Most of the lumber sold to China is 4th grade, and not planned. It is used for Concrete forms in the building of high rise apartments, which is the most common type of housing in China.
They can get this type of lumber anywhere in the world, and actually import a lot from the USA. We are able to sell this lumber to China cheap, because most of it is beetle kill, and the lumber companies pay a very low rate for stumpage. How long will this cheap lumber be available.?? Who knows.
In the meantime the Japanese market, and the US market buy top of the line lumber, and pay a good price for it. Hopefully this trend will continue.
There has been a lot of talk about China buying lumber, however I have yet to see or hear anyone mention what the sale price is. We know what the US price for lumber is as it is posted on this site seven days a week. However nothing on the sale price to China. Why is that??
As an example you will see that Japan and China passed the US in volume sales, however they generated less money than sales to the USA.
China’s economy is only as good as its customer’s and if the EU is any indication then they could be in trouble. If we keep taxing the hell out of people in Nth America, they to will discontinue buying a lot of **stuff** and China will suffer.
Imports through the Port of Prince Rupert from China are down this year to date over last year. Could this be a trend??
“China’s economy is only as good as its customer’s”
Let me see, they have about 3 times as many internal customers as the USA does. And, now that China is in a mode to increase the economic well being of its citizens, the same way that the USA was a century ago, it will simply keep going creating its own “bubbles” the same way that the USA was able to do and in a smaller way Canada through their immigration policies of allowing lots of people in to populate the space they took over from the indigenous population.

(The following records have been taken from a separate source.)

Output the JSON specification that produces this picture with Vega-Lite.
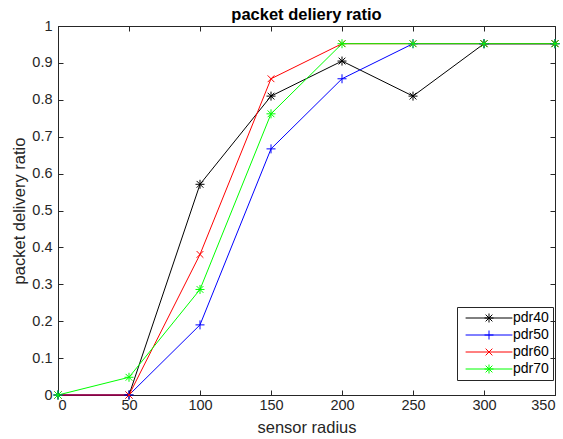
{
  "$schema": "https://vega.github.io/schema/vega-lite/v6.json",
  "autosize": {"type": "none"},
  "padding": {"left": 58, "top": 26, "right": 8, "bottom": 44},
  "width": 497,
  "height": 369,
  "background": "white",
  "title": {"text": "packet deliery ratio", "fontSize": 16.5, "fontWeight": "bold", "font": "Liberation Sans", "color": "#000000", "offset": -5},
  "data": {"values": [
    {"radius": 0, "ratio": 0, "series": "pdr40"},
    {"radius": 50, "ratio": 0, "series": "pdr40"},
    {"radius": 100, "ratio": 0.571, "series": "pdr40"},
    {"radius": 150, "ratio": 0.81, "series": "pdr40"},
    {"radius": 200, "ratio": 0.905, "series": "pdr40"},
    {"radius": 250, "ratio": 0.81, "series": "pdr40"},
    {"radius": 300, "ratio": 0.952, "series": "pdr40"},
    {"radius": 350, "ratio": 0.952, "series": "pdr40"},
    {"radius": 0, "ratio": 0, "series": "pdr50"},
    {"radius": 50, "ratio": 0, "series": "pdr50"},
    {"radius": 100, "ratio": 0.19, "series": "pdr50"},
    {"radius": 150, "ratio": 0.667, "series": "pdr50"},
    {"radius": 200, "ratio": 0.857, "series": "pdr50"},
    {"radius": 250, "ratio": 0.952, "series": "pdr50"},
    {"radius": 300, "ratio": 0.952, "series": "pdr50"},
    {"radius": 350, "ratio": 0.952, "series": "pdr50"},
    {"radius": 0, "ratio": 0, "series": "pdr60"},
    {"radius": 50, "ratio": 0, "series": "pdr60"},
    {"radius": 100, "ratio": 0.381, "series": "pdr60"},
    {"radius": 150, "ratio": 0.857, "series": "pdr60"},
    {"radius": 200, "ratio": 0.952, "series": "pdr60"},
    {"radius": 250, "ratio": 0.952, "series": "pdr60"},
    {"radius": 300, "ratio": 0.952, "series": "pdr60"},
    {"radius": 350, "ratio": 0.952, "series": "pdr60"},
    {"radius": 0, "ratio": 0, "series": "pdr70"},
    {"radius": 50, "ratio": 0.048, "series": "pdr70"},
    {"radius": 100, "ratio": 0.286, "series": "pdr70"},
    {"radius": 150, "ratio": 0.762, "series": "pdr70"},
    {"radius": 200, "ratio": 0.952, "series": "pdr70"},
    {"radius": 250, "ratio": 0.952, "series": "pdr70"},
    {"radius": 300, "ratio": 0.952, "series": "pdr70"},
    {"radius": 350, "ratio": 0.952, "series": "pdr70"}
  ]},
  "layer": [
    {
      "mark": {"type": "line", "strokeWidth": 1, "clip": false},
      "encoding": {
        "x": {"field": "radius", "type": "quantitative", "scale": {"domain": [0, 350], "nice": false},
              "axis": {"orient": "bottom", "title": "sensor radius", "values": [0, 50, 100, 150, 200, 250, 300, 350], "grid": false, "labelPadding": 8, "titlePadding": 8}},
        "y": {"field": "ratio", "type": "quantitative", "scale": {"domain": [0, 1], "nice": false},
              "axis": {"orient": "left", "title": "packet delivery ratio", "values": [0, 0.1, 0.2, 0.3, 0.4, 0.5, 0.6, 0.7, 0.8, 0.9, 1], "format": "~g", "grid": false, "labelPadding": 11, "titlePadding": 4}},
        "stroke": {"field": "series", "type": "nominal",
                  "scale": {"range": ["#000000", "#0000ff", "#ff0000", "#00ff00"]},
                  "legend": {"orient": "none", "legendX": 399, "legendY": 281, "title": null,
                             "strokeColor": "#262626", "padding": 4,
                             "labelFontSize": 14, "labelFont": "Liberation Sans", "labelColor": "#000000",
                             "symbolType": "M-5.2,0L5.2,0", "symbolSize": 81, "symbolOffset": 21, "labelOffset": 17, "rowPadding": 3, "symbolStrokeWidth": 1, "zindex": 1}}
      }
    },
    {
      "mark": {"type": "point", "filled": false, "strokeWidth": 1, "size": 81, "opacity": 1, "clip": false},
      "encoding": {
        "x": {"field": "radius", "type": "quantitative",
              "axis": {"orient": "top", "title": null, "labels": false, "domain": false, "values": [0, 50, 100, 150, 200, 250, 300, 350], "grid": false}},
        "y": {"field": "ratio", "type": "quantitative",
              "axis": {"orient": "right", "title": null, "labels": false, "domain": false, "values": [0, 0.1, 0.2, 0.3, 0.4, 0.5, 0.6, 0.7, 0.8, 0.9, 1], "grid": false}},
        "color": {"field": "series", "type": "nominal",
                  "scale": {"domain": ["pdr40", "pdr50", "pdr60", "pdr70"], "range": ["#000000", "#0000ff", "#ff0000", "#00ff00"]},
                  "legend": {"orient": "none", "legendX": 399, "legendY": 281, "title": null,
                             "padding": 4,
                             "labelFontSize": 14, "labelFont": "Liberation Sans", "labelOpacity": 0,
                             "symbolSize": 81, "symbolOffset": 21, "labelOffset": 17, "rowPadding": 3, "symbolStrokeWidth": 1, "zindex": 2}},
        "shape": {"field": "series", "type": "nominal",
                  "scale": {"domain": ["pdr40", "pdr50", "pdr60", "pdr70"],
                            "range": ["M-1,0L1,0M0,-1L0,1M-0.75,-0.75L0.75,0.75M-0.75,0.75L0.75,-0.75", "M-1,0L1,0M0,-1L0,1", "M-0.75,-0.75L0.75,0.75M-0.75,0.75L0.75,-0.75", "M-1,0L1,0M0,-1L0,1M-0.75,-0.75L0.75,0.75M-0.75,0.75L0.75,-0.75"]}}
      }
    }
  ],
  "resolve": {"axis": {"x": "independent", "y": "independent"}},
  "config": {
    "view": {"stroke": "#262626", "strokeWidth": 1},
    "font": "Liberation Sans",
    "axis": {"labelFontSize": 14.5, "labelFont": "Liberation Sans", "labelColor": "#262626",
             "titleFontSize": 16.5, "titleFont": "Liberation Sans", "titleFontWeight": "normal", "titleColor": "#262626",
             "domainColor": "#262626", "tickColor": "#262626", "tickSize": -5}
  }
}
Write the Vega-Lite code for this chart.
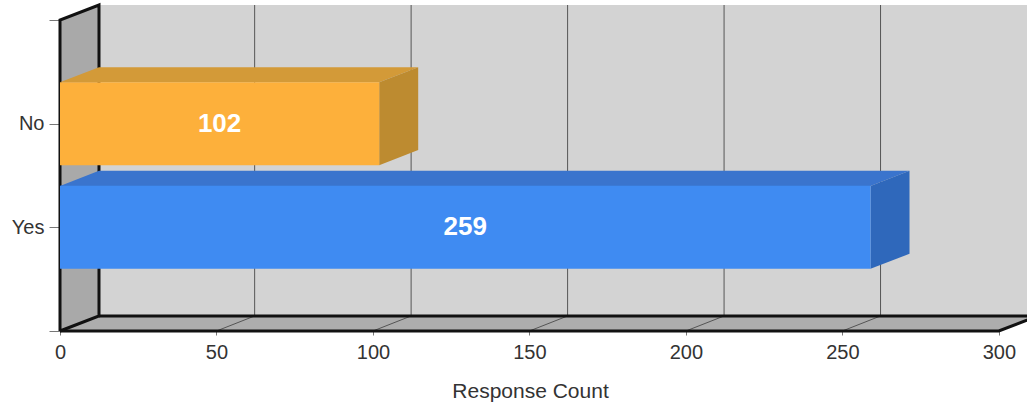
{
"$schema":"https://vega.github.io/schema/vega-lite/v6.json",
"width":967,"height":326,
"autosize":{"type":"none"},
"padding":{"left":60,"top":5,"right":0,"bottom":77},
"background":"white",
"config":{"view":{"stroke":null},"font":"Liberation Sans"},
"datasets":{
"bars":[{"answer":"No","pos":2,"value":102},{"answer":"Yes","pos":1,"value":259}],
"hfaces":[
{"face":"wall","y":0.145,"xa":12.46,"xb":309},{"face":"wall","y":3.145,"xa":12.46,"xb":309},
{"face":"floor","y":0,"xa":0,"xb":300},{"face":"floor","y":0.145,"xa":12.46,"xb":312.46}],
"vfaces":[{"face":"left","x":0,"ya":0,"yb":3},{"face":"left","x":12.46,"ya":0.145,"yb":3.145}],
"bartops":[
{"face":"No top","y":2.4,"xa":0,"xb":102},{"face":"No top","y":2.545,"xa":12.46,"xb":114.46},
{"face":"Yes top","y":1.4,"xa":0,"xb":259},{"face":"Yes top","y":1.545,"xa":12.46,"xb":271.46}],
"barsides":[
{"face":"No side","x":102,"ya":1.6,"yb":2.4},{"face":"No side","x":114.46,"ya":1.745,"yb":2.545},
{"face":"Yes side","x":259,"ya":0.6,"yb":1.4},{"face":"Yes side","x":271.46,"ya":0.745,"yb":1.545}],
"grid":[
{"g":"50","o":1,"x":50,"y":0},{"g":"50","o":2,"x":62.2,"y":0.145},{"g":"50","o":3,"x":62.2,"y":3.145},
{"g":"100","o":1,"x":100,"y":0},{"g":"100","o":2,"x":112.2,"y":0.145},{"g":"100","o":3,"x":112.2,"y":3.145},
{"g":"150","o":1,"x":150,"y":0},{"g":"150","o":2,"x":162.2,"y":0.145},{"g":"150","o":3,"x":162.2,"y":3.145},
{"g":"200","o":1,"x":200,"y":0},{"g":"200","o":2,"x":212.2,"y":0.145},{"g":"200","o":3,"x":212.2,"y":3.145},
{"g":"250","o":1,"x":250,"y":0},{"g":"250","o":2,"x":262.2,"y":0.145},{"g":"250","o":3,"x":262.2,"y":3.145}],
"frame":[
{"g":"left","o":1,"x":0,"y":0},{"g":"left","o":2,"x":0,"y":3},{"g":"left","o":3,"x":12.46,"y":3.145},{"g":"left","o":4,"x":12.46,"y":0.145},{"g":"left","o":5,"x":0,"y":0},
{"g":"back","o":1,"x":12.46,"y":0.145},{"g":"back","o":2,"x":309,"y":0.145},
{"g":"front","o":1,"x":0,"y":0},{"g":"front","o":2,"x":300,"y":0},{"g":"front","o":3,"x":312.46,"y":0.145}]
},
"resolve":{"scale":{"x":"independent"},"axis":{"x":"independent"}},
"layer":[
{"layer":[
{"data":{"name":"hfaces"},"mark":{"type":"area","orient":"horizontal","clip":true},
"encoding":{
"y":{"field":"y","type":"quantitative","scale":{"domain":[0,3.145],"nice":false,"zero":false,"padding":0},
"axis":{"title":null,"values":[0,1,2,3],"domain":false,"grid":false,"tickSize":11,"tickColor":"#777","tickWidth":1,"labelExpr":"datum.value==1?'Yes':datum.value==2?'No':''","labelFont":"Liberation Sans","labelFontSize":20,"labelColor":"#333","labelPadding":5}},
"x":{"field":"xa","type":"quantitative","scale":{"domain":[0,309],"nice":false,"zero":false},
"axis":{"title":"Response Count","values":[0,50,100,150,200,250,300],"domain":false,"grid":false,"tickSize":4,"tickColor":"#777","tickWidth":1,"labelFont":"Liberation Sans","labelFontSize":20,"labelColor":"#333","labelPadding":7,"labelFlush":false,"titleFont":"Liberation Sans","titleFontSize":21,"titleFontWeight":"normal","titleColor":"#333","titleX":470,"titleY":60,"titleBaseline":"middle"}},
"x2":{"field":"xb"},
"color":{"field":"face","type":"nominal","legend":null,"scale":{"domain":["wall","floor","left","No top","No side","Yes top","Yes side"],"range":["#d3d3d3","#adadad","#a9a9a9","#d39a38","#bd8b30","#3a74cd","#2f68bb"]}}}},
{"data":{"name":"vfaces"},"mark":{"type":"area","orient":"vertical"},
"encoding":{"x":{"field":"x","type":"quantitative"},"y":{"field":"ya","type":"quantitative"},"y2":{"field":"yb"},"color":{"field":"face","type":"nominal","legend":null}}},
{"data":{"name":"grid"},"mark":{"type":"line","color":"#555","strokeWidth":1},
"encoding":{"x":{"field":"x","type":"quantitative"},"y":{"field":"y","type":"quantitative"},"detail":{"field":"g"},"order":{"field":"o"}}},
{"data":{"name":"frame"},"mark":{"type":"line","color":"#111","strokeWidth":3},
"encoding":{"x":{"field":"x","type":"quantitative"},"y":{"field":"y","type":"quantitative"},"detail":{"field":"g"},"order":{"field":"o"}}},
{"data":{"name":"bartops"},"mark":{"type":"area","orient":"horizontal"},
"encoding":{"y":{"field":"y","type":"quantitative"},"x":{"field":"xa","type":"quantitative"},"x2":{"field":"xb"},"color":{"field":"face","type":"nominal","legend":null}}},
{"data":{"name":"barsides"},"mark":{"type":"area","orient":"vertical"},
"encoding":{"x":{"field":"x","type":"quantitative"},"y":{"field":"ya","type":"quantitative"},"y2":{"field":"yb"},"color":{"field":"face","type":"nominal","legend":null}}},
{"data":{"name":"bars"},"mark":{"type":"bar","orient":"horizontal","size":83},
"encoding":{"y":{"field":"pos","type":"quantitative"},"x":{"field":"value","type":"quantitative"},
"fill":{"field":"answer","type":"nominal","legend":null,"scale":{"domain":["No","Yes"],"range":["#fdb03b","#3f8bf2"]}}}}
]},
{"data":{"name":"bars"},"mark":{"type":"text","color":"white","fontWeight":"bold","fontSize":26,"font":"Liberation Sans","baseline":"middle"},
"encoding":{"y":{"field":"pos","type":"quantitative"},"x":{"field":"value","type":"quantitative","scale":{"domain":[0,618],"nice":false,"zero":false},"axis":null},"text":{"field":"value","type":"quantitative"}}}
]
}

I would not worry about China and its people too much. I might worry about China and its influence over the rest of the world a bit.
Imagine what might happen to countries like Germany if it cannot sell high quality goods to China anymore. It is not China that has to watch out. India might still be there to take up the slack.
The world is changing. One cannot rely on past practices.
And then there is South America and Mexico.
Economists are working in a different sphere now. They have little to go by to give them guidance.